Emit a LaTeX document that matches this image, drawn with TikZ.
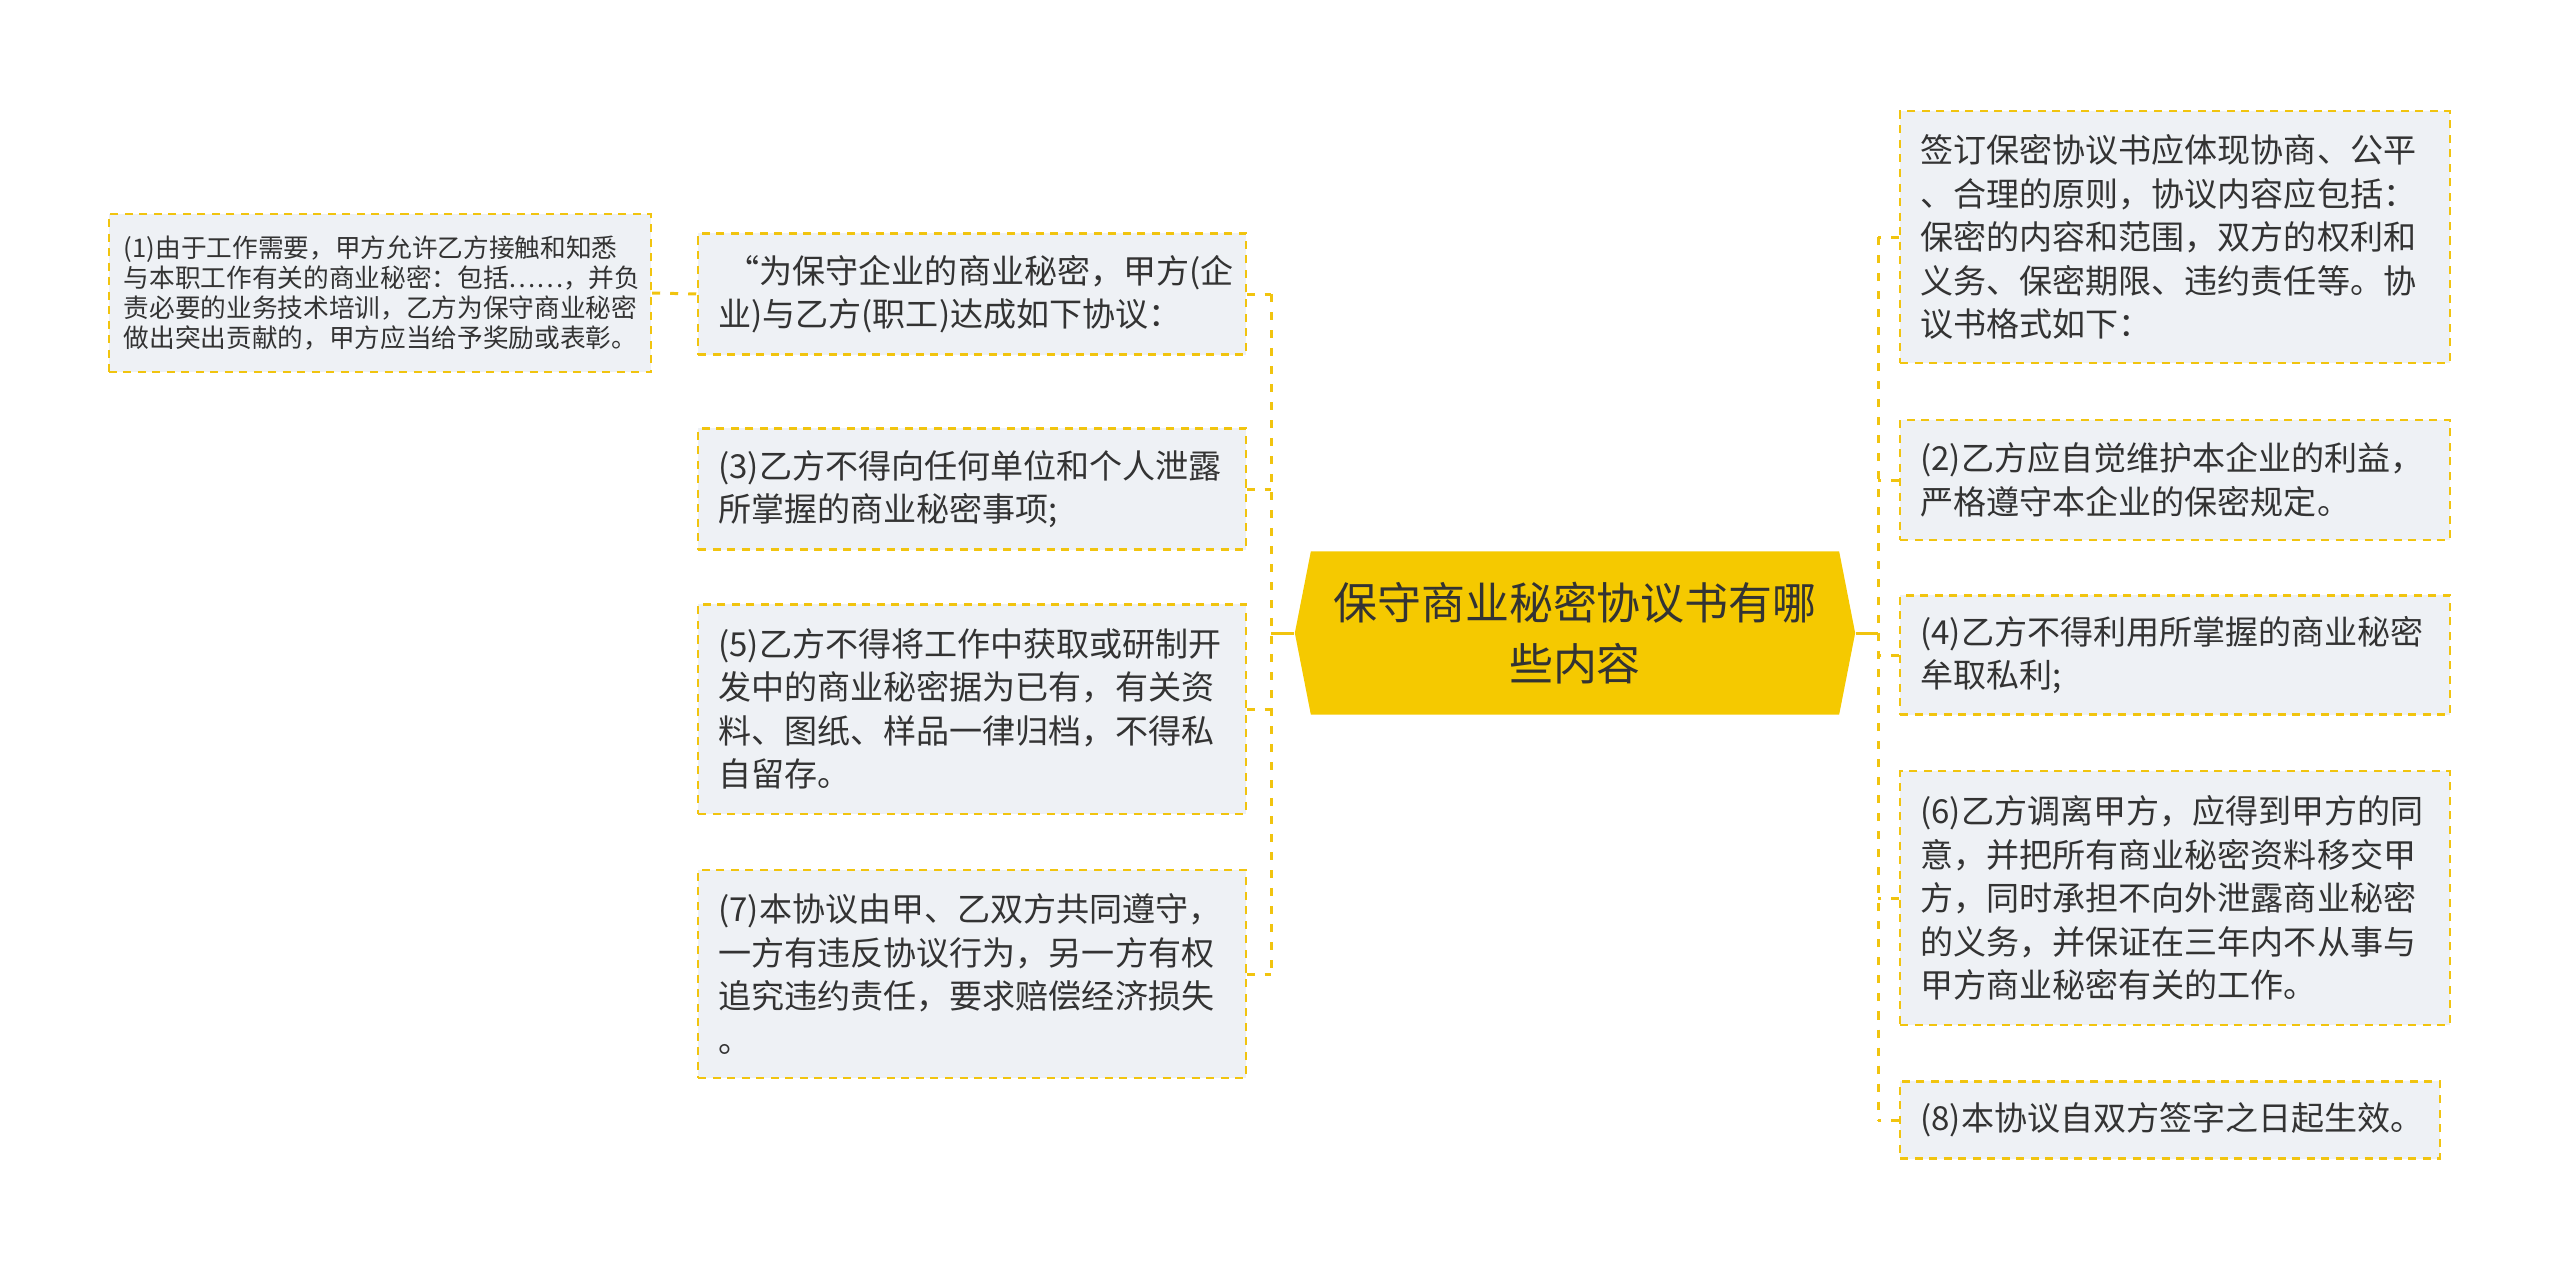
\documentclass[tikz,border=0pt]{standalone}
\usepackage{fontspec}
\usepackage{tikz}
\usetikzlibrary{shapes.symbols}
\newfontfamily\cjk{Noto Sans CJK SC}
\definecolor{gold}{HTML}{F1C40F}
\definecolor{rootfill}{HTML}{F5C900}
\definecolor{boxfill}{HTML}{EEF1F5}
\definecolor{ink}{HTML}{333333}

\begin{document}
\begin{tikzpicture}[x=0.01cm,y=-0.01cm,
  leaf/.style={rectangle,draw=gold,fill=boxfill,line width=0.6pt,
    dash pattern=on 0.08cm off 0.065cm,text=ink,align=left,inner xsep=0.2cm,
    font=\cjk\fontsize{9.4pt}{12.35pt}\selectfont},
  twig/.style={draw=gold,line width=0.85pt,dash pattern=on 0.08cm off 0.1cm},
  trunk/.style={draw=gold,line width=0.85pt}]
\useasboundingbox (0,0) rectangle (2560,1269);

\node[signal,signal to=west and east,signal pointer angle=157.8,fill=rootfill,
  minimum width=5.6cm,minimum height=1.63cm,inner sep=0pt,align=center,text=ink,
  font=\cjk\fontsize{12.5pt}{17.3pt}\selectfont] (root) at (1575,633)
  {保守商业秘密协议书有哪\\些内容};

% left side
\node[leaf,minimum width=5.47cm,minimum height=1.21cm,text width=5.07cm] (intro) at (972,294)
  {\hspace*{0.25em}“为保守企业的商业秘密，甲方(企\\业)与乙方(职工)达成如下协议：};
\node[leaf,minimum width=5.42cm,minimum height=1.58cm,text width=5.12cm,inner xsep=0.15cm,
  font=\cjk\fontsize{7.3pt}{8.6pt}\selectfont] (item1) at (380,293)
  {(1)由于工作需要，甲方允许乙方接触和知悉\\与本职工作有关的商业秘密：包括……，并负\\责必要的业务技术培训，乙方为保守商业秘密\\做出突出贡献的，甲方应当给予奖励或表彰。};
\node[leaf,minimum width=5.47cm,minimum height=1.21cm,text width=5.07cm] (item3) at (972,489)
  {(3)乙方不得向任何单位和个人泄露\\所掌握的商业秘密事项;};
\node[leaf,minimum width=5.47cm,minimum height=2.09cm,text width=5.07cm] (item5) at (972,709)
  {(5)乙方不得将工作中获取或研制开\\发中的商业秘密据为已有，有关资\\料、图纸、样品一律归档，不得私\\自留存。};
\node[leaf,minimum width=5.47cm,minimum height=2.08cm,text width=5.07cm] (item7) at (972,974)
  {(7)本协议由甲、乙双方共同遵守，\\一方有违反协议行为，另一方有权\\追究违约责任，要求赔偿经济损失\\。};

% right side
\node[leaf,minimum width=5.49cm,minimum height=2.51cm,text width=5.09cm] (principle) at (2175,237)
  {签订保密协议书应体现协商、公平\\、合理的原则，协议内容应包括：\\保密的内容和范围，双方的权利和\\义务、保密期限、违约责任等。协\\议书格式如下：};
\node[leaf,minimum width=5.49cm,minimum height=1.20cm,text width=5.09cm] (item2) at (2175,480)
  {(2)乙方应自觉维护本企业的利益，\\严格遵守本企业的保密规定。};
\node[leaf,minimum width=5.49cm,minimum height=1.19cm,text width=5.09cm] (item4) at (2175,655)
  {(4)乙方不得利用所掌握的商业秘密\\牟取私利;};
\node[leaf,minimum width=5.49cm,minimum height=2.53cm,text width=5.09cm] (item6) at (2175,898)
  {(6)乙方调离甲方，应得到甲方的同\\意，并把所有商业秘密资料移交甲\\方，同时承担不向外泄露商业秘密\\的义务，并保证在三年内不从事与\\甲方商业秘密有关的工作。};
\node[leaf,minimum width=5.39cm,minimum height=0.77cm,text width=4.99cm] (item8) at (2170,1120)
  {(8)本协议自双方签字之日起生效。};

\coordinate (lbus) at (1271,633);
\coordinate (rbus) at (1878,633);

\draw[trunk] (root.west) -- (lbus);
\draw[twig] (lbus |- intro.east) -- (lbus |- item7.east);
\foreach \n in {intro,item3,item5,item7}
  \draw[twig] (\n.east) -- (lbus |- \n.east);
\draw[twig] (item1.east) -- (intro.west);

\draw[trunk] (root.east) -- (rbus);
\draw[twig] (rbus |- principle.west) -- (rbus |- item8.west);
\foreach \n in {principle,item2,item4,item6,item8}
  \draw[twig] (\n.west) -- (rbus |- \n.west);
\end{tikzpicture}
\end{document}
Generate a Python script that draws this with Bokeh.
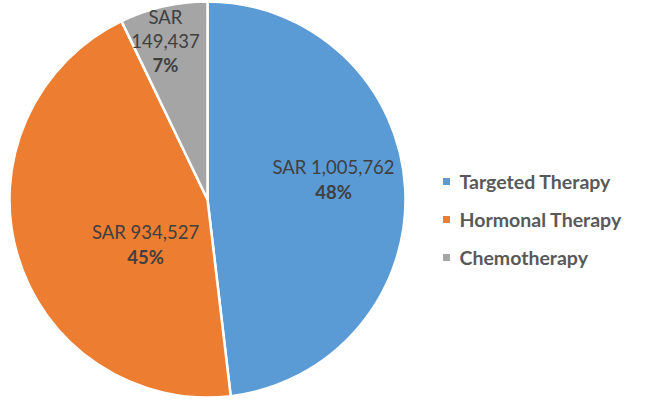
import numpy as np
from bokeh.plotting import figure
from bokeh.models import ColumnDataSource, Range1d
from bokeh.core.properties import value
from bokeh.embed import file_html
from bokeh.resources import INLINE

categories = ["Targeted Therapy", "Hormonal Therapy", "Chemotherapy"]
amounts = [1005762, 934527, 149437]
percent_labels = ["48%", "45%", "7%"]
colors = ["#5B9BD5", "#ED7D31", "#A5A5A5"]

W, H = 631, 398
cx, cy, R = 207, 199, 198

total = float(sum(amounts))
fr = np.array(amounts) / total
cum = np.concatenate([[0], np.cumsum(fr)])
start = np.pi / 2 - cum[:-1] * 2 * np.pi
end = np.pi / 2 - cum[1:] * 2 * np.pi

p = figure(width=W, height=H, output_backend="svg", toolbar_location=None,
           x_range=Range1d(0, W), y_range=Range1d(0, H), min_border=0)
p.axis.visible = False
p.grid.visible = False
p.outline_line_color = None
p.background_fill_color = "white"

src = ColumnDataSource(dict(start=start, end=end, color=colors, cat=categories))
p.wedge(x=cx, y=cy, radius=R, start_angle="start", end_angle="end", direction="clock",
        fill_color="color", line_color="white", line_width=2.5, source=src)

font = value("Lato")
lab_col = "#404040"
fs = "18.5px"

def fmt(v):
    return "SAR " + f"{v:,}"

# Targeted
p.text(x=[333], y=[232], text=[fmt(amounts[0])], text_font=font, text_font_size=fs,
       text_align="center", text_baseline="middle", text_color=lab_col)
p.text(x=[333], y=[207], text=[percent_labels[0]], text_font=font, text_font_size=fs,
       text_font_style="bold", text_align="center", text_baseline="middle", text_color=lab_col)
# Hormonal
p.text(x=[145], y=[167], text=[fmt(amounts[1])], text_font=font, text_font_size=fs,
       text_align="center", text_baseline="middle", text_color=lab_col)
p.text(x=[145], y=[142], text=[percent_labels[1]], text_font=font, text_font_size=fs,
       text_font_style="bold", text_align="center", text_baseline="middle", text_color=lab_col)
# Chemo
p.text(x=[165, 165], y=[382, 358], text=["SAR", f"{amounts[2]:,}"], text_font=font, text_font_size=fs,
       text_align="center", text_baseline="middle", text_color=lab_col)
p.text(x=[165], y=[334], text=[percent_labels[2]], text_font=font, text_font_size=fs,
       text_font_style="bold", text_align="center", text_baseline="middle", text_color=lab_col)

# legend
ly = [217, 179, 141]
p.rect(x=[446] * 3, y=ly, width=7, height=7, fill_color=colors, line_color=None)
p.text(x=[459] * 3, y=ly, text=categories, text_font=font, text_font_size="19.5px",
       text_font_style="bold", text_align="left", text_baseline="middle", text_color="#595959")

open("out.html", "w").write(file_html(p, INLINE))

▶ Challenge
Copy the records above exactly. The pictures are not part of the copy.

▶ Response to this task
Emit a LaTeX document that matches this image, drawn with TikZ.
\documentclass[tikz,border=0pt]{standalone}
\usepackage{fontspec}
\usepackage{tikz}
\usetikzlibrary{shapes.symbols}
\newfontfamily\cjk{Noto Sans CJK SC}
\definecolor{gold}{HTML}{F1C40F}
\definecolor{rootfill}{HTML}{F5C900}
\definecolor{boxfill}{HTML}{EEF1F5}
\definecolor{ink}{HTML}{333333}

\begin{document}
\begin{tikzpicture}[x=0.01cm,y=-0.01cm,
  leaf/.style={rectangle,draw=gold,fill=boxfill,line width=0.6pt,
    dash pattern=on 0.08cm off 0.065cm,text=ink,align=left,inner xsep=0.2cm,
    font=\cjk\fontsize{9.4pt}{12.35pt}\selectfont},
  twig/.style={draw=gold,line width=0.85pt,dash pattern=on 0.08cm off 0.1cm},
  trunk/.style={draw=gold,line width=0.85pt}]
\useasboundingbox (0,0) rectangle (2560,1269);

\node[signal,signal to=west and east,signal pointer angle=157.8,fill=rootfill,
  minimum width=5.6cm,minimum height=1.63cm,inner sep=0pt,align=center,text=ink,
  font=\cjk\fontsize{12.5pt}{17.3pt}\selectfont] (root) at (1575,633)
  {保守商业秘密协议书有哪\\些内容};

% left side
\node[leaf,minimum width=5.47cm,minimum height=1.21cm,text width=5.07cm] (intro) at (972,294)
  {\hspace*{0.25em}“为保守企业的商业秘密，甲方(企\\业)与乙方(职工)达成如下协议：};
\node[leaf,minimum width=5.42cm,minimum height=1.58cm,text width=5.12cm,inner xsep=0.15cm,
  font=\cjk\fontsize{7.3pt}{8.6pt}\selectfont] (item1) at (380,293)
  {(1)由于工作需要，甲方允许乙方接触和知悉\\与本职工作有关的商业秘密：包括……，并负\\责必要的业务技术培训，乙方为保守商业秘密\\做出突出贡献的，甲方应当给予奖励或表彰。};
\node[leaf,minimum width=5.47cm,minimum height=1.21cm,text width=5.07cm] (item3) at (972,489)
  {(3)乙方不得向任何单位和个人泄露\\所掌握的商业秘密事项;};
\node[leaf,minimum width=5.47cm,minimum height=2.09cm,text width=5.07cm] (item5) at (972,709)
  {(5)乙方不得将工作中获取或研制开\\发中的商业秘密据为已有，有关资\\料、图纸、样品一律归档，不得私\\自留存。};
\node[leaf,minimum width=5.47cm,minimum height=2.08cm,text width=5.07cm] (item7) at (972,974)
  {(7)本协议由甲、乙双方共同遵守，\\一方有违反协议行为，另一方有权\\追究违约责任，要求赔偿经济损失\\。};

% right side
\node[leaf,minimum width=5.49cm,minimum height=2.51cm,text width=5.09cm] (principle) at (2175,237)
  {签订保密协议书应体现协商、公平\\、合理的原则，协议内容应包括：\\保密的内容和范围，双方的权利和\\义务、保密期限、违约责任等。协\\议书格式如下：};
\node[leaf,minimum width=5.49cm,minimum height=1.20cm,text width=5.09cm] (item2) at (2175,480)
  {(2)乙方应自觉维护本企业的利益，\\严格遵守本企业的保密规定。};
\node[leaf,minimum width=5.49cm,minimum height=1.19cm,text width=5.09cm] (item4) at (2175,655)
  {(4)乙方不得利用所掌握的商业秘密\\牟取私利;};
\node[leaf,minimum width=5.49cm,minimum height=2.53cm,text width=5.09cm] (item6) at (2175,898)
  {(6)乙方调离甲方，应得到甲方的同\\意，并把所有商业秘密资料移交甲\\方，同时承担不向外泄露商业秘密\\的义务，并保证在三年内不从事与\\甲方商业秘密有关的工作。};
\node[leaf,minimum width=5.39cm,minimum height=0.77cm,text width=4.99cm] (item8) at (2170,1120)
  {(8)本协议自双方签字之日起生效。};

\coordinate (lbus) at (1271,633);
\coordinate (rbus) at (1878,633);

\draw[trunk] (root.west) -- (lbus);
\draw[twig] (lbus |- intro.east) -- (lbus |- item7.east);
\foreach \n in {intro,item3,item5,item7}
  \draw[twig] (\n.east) -- (lbus |- \n.east);
\draw[twig] (item1.east) -- (intro.west);

\draw[trunk] (root.east) -- (rbus);
\draw[twig] (rbus |- principle.west) -- (rbus |- item8.west);
\foreach \n in {principle,item2,item4,item6,item8}
  \draw[twig] (\n.west) -- (rbus |- \n.west);
\end{tikzpicture}
\end{document}
Generate a Python script that draws this with Bokeh.
import numpy as np
from bokeh.plotting import figure
from bokeh.models import ColumnDataSource, Range1d
from bokeh.core.properties import value
from bokeh.embed import file_html
from bokeh.resources import INLINE

categories = ["Targeted Therapy", "Hormonal Therapy", "Chemotherapy"]
amounts = [1005762, 934527, 149437]
percent_labels = ["48%", "45%", "7%"]
colors = ["#5B9BD5", "#ED7D31", "#A5A5A5"]

W, H = 631, 398
cx, cy, R = 207, 199, 198

total = float(sum(amounts))
fr = np.array(amounts) / total
cum = np.concatenate([[0], np.cumsum(fr)])
start = np.pi / 2 - cum[:-1] * 2 * np.pi
end = np.pi / 2 - cum[1:] * 2 * np.pi

p = figure(width=W, height=H, output_backend="svg", toolbar_location=None,
           x_range=Range1d(0, W), y_range=Range1d(0, H), min_border=0)
p.axis.visible = False
p.grid.visible = False
p.outline_line_color = None
p.background_fill_color = "white"

src = ColumnDataSource(dict(start=start, end=end, color=colors, cat=categories))
p.wedge(x=cx, y=cy, radius=R, start_angle="start", end_angle="end", direction="clock",
        fill_color="color", line_color="white", line_width=2.5, source=src)

font = value("Lato")
lab_col = "#404040"
fs = "18.5px"

def fmt(v):
    return "SAR " + f"{v:,}"

# Targeted
p.text(x=[333], y=[232], text=[fmt(amounts[0])], text_font=font, text_font_size=fs,
       text_align="center", text_baseline="middle", text_color=lab_col)
p.text(x=[333], y=[207], text=[percent_labels[0]], text_font=font, text_font_size=fs,
       text_font_style="bold", text_align="center", text_baseline="middle", text_color=lab_col)
# Hormonal
p.text(x=[145], y=[167], text=[fmt(amounts[1])], text_font=font, text_font_size=fs,
       text_align="center", text_baseline="middle", text_color=lab_col)
p.text(x=[145], y=[142], text=[percent_labels[1]], text_font=font, text_font_size=fs,
       text_font_style="bold", text_align="center", text_baseline="middle", text_color=lab_col)
# Chemo
p.text(x=[165, 165], y=[382, 358], text=["SAR", f"{amounts[2]:,}"], text_font=font, text_font_size=fs,
       text_align="center", text_baseline="middle", text_color=lab_col)
p.text(x=[165], y=[334], text=[percent_labels[2]], text_font=font, text_font_size=fs,
       text_font_style="bold", text_align="center", text_baseline="middle", text_color=lab_col)

# legend
ly = [217, 179, 141]
p.rect(x=[446] * 3, y=ly, width=7, height=7, fill_color=colors, line_color=None)
p.text(x=[459] * 3, y=ly, text=categories, text_font=font, text_font_size="19.5px",
       text_font_style="bold", text_align="left", text_baseline="middle", text_color="#595959")

open("out.html", "w").write(file_html(p, INLINE))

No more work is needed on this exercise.